- District location in Phetchabun province
- Coordinates: 16°53′8″N 101°13′46″E﻿ / ﻿16.88556°N 101.22944°E
- Country: Thailand
- Province: Phetchabun

Area
- • Total: 927.1 km^{2} (358.0 sq mi)

Population (2015)
- • Total: 67,101
- • Density: 65/km^{2} (170/sq mi)
- Time zone: UTC+7 (ICT)
- Postal code: 67120
- Geocode: 6704

= Lom Kao district =

Lom Kao (หล่มเก่า, /th/) is the northernmost district (amphoe) of Phetchabun province, northern Thailand.

==History==
The first record of Mueang Lom is found in Ram Khamhaeng the Great's stone pillar. In the Rattanakosin era, the area was populated by a large community of Lao people from Vientiane. The population grew due to further immigration from Luang Prabang and Vientiane, so the governor led some people to establish a new town near the Pa Sak River, now in the Lom Sak district.

==Geography==
Neighboring districts are (from the north clockwise) Dan Sai and Phu Ruea of Loei province and Nam Nao, Lom Sak, and Khao Kho of Phetchabun Province.

== Administration ==

=== Central administration ===
Lom Kao district is divided into nine sub-districts (tambons), which are further subdivided into 99 administrative villages (mubans).

| No. | Name | Thai | Villages | Pop. |
|---|---|---|---|---|
| 01. | Lom Kao | หล่มเก่า | 13 | 11,959 |
| 02. | Na Sam | นาซำ | 10 | 07,345 |
| 03. | Hin Hao | หินฮาว | 13 | 07,506 |
| 04. | Ban Noen | บ้านเนิน | 08 | 05,254 |
| 05. | Sila | ศิลา | 16 | 10,066 |
| 06. | Na Saeng | นาแซง | 07 | 03,921 |
| 07. | Wang Ban | วังบาล | 17 | 11,649 |
| 08. | Na Ko | นาเกาะ | 06 | 02,642 |
| 09. | Tat Kloi | ตาดกลอย | 09 | 06,759 |

=== Local administration ===
There is one sub-district municipality (thesaban tambon) in the district:
- Lom Kao (Thai: เทศบาลตำบลหล่มเก่า) consisting of parts of sub-district Lom Kao.

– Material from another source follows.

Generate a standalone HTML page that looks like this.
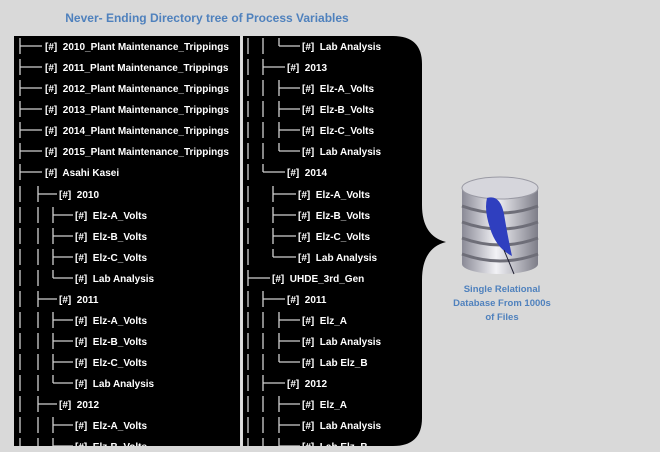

There are nine sub-district administrative organizations (SAO) in the district:
- Lom Kao (Thai: องค์การบริหารส่วนตำบลหล่มเก่า) consisting of parts of sub-district, Lom Kao.
- Na Sam (Thai: องค์การบริหารส่วนตำบลนาซำ) consisting of sub-district, Na Sam.
- Hin Hao (Thai: องค์การบริหารส่วนตำบลหินฮาว) consisting of sub-district, Hin Hao.
- Ban Noen (Thai: องค์การบริหารส่วนตำบลบ้านเนิน) consisting of sub-district, Ban Noen.
- Sila (Thai: องค์การบริหารส่วนตำบลศิลา) consisting of sub-district, Sila.
- Na Saeng (Thai: องค์การบริหารส่วนตำบลนาแซง) consisting of sub-district, Na Saeng.
- Wang Ban (Thai: องค์การบริหารส่วนตำบลวังบาล) consisting of sub-district, Wang Ban.
- Na Ko (Thai: องค์การบริหารส่วนตำบลนาเกาะ) consisting of sub-district, Na Ko.
- Tat Kloi (Thai: องค์การบริหารส่วนตำบลตาดกลอย) consisting of sub-district, Tat Kloi.